Biden, primo presidente USA non in guerra
di Alfredo De Girolamo e Enrico Catassi - domenica 26 settembre 2021 ore 07:30
Al Palazzo di Vetro di New York Joe Biden ha aperto il suo attesissimo intervento all'Assemblea Generale delle Nazioni Unite, riconoscendo l'impatto globale della pandemia e dei cambiamenti climatici.
Il successore di Trump ha messo sul tavolo temi di riflessione e tempi dell'agenda: “Questo è un decennio decisivo per il nostro mondo”. Superata la retorica populista trumpiana dell'America First, si apre l'era delle alleanze strategiche multilaterali. Modello che prefigura gli USA al vertice di una leadership che poggia però su solide basi di cooperazione estera.
Meccanismi che prevedono più diplomazia e meno marines nei teatri di guerra: “Sono il primo presidente degli Stati Uniti in 20 anni a non essere in guerra. Abbiamo voltato pagina”. Riferimento al ritiro dall'Afghanistan. Dove, tuttavia, l'unilateralismo decisionale di Washington ha prevalso sul coordinamento con gli alleati della NATO.
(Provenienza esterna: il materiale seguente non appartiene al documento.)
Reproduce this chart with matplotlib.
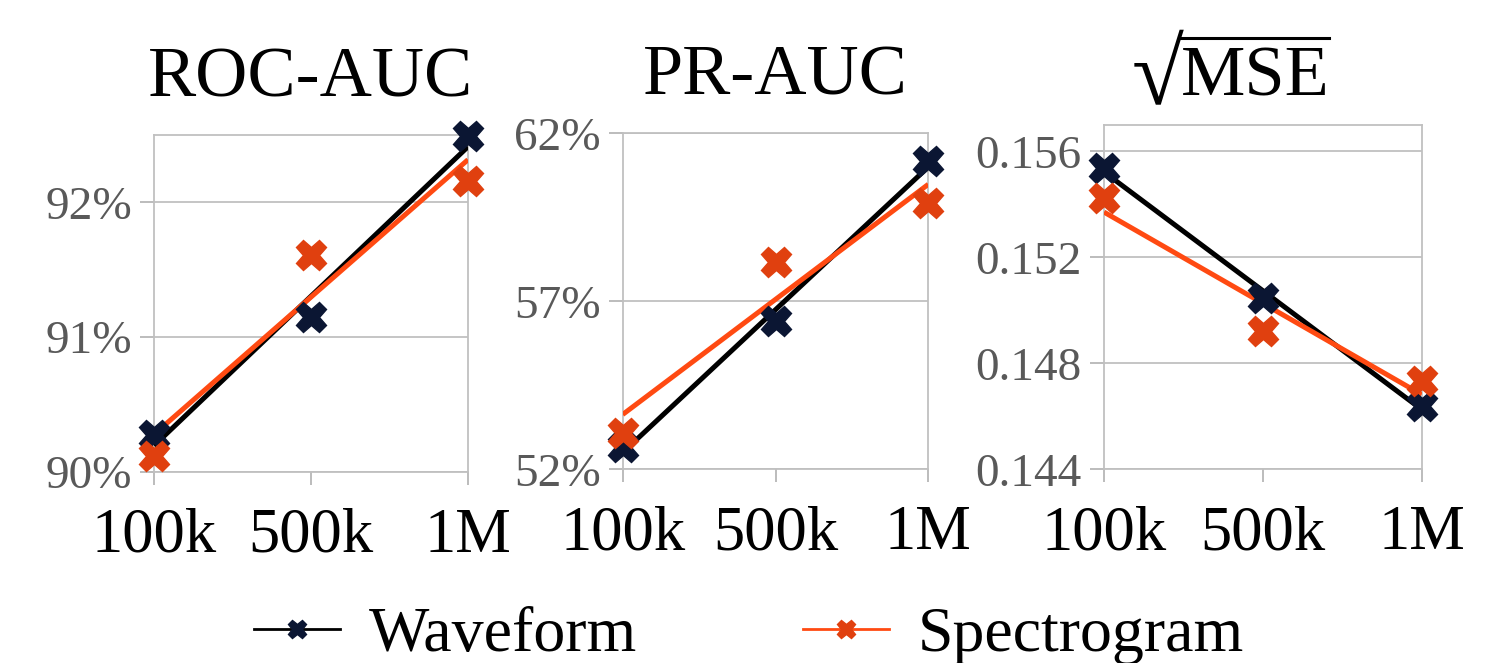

L'inquilino della Casa Bianca, dallo scranno dell'ONU, ha evitato di entrare nella questione dei sottomarini nucleari all'Australia, nodo spinoso che ha causato una vera e propria rottura con Parigi, scippata dalla vendita miliardaria che aveva stipulato con Canberra. Smacco che ha direttamente investito l'Europa e non solo Macron. Pur non nominando la Cina, ovviamente presente nei riferimenti, gli USA manifestano particolare attenzione strategica all'evoluzione della regione Indo-Pacifico.
Un fronte, quello asiatico, dove l'imperialismo cinese è oramai in grado di competere alla pari con gli altri player. Ciononostante, Biden ha mandato un chiaro appello distensivo a Pechino: “Non stiamo cercando un mondo diviso in rigidi blocchi”. L'intento sembrerebbe quello di evitare un ritorno alla Guerra Fredda o a quella tipologia di conflitto su scala mondiale, e di non volersi imbarcare in dispendiosi costi.
La risposta del premier cinese Xi Jinping è stata cauta e conciliante: “ Le differenze tra i Paesi si possono affrontare con il reciproco rispetto e nel segno dell'uguaglianza. Il successo di un Paese non deve coincidere col fallimento di un altro Paese”. Spiragli di dialogo, che se rimangono su un livello franco e leale possono trovare esito positivo. “Useremo la forza solo come ultima risorsa”, suona allo stesso tempo come una velata minaccia e un ramoscello d'olivo offerto al nemico.
Del resto il presidente statunitense ha auspicato il ritorno alla trattativa sul nucleare iraniano, dimostrando ampia disponibilità alla riapertura del “caldo” dossier, con la sola condizione che Teheran rinunci all'arma atomica. La visione per la pace in Medioriente dell'inquilino della Casa Bianca, passa invece per la soluzione di due stati per due popoli, "la via migliore" per risolvere il conflitto israelo-palestinese. Insomma, nei piani dell'amministrazione Biden ci sono regole da registrare o rimodulare, dall'ambiente alla pandemia, dal terrorismo al commercio, affrontando pace e povertà.
Nessun cenno purtroppo ai migranti. Mentre, lungo il confine con il Messico la polizia a cavallo frusta i disperati in cerca del sogno americano.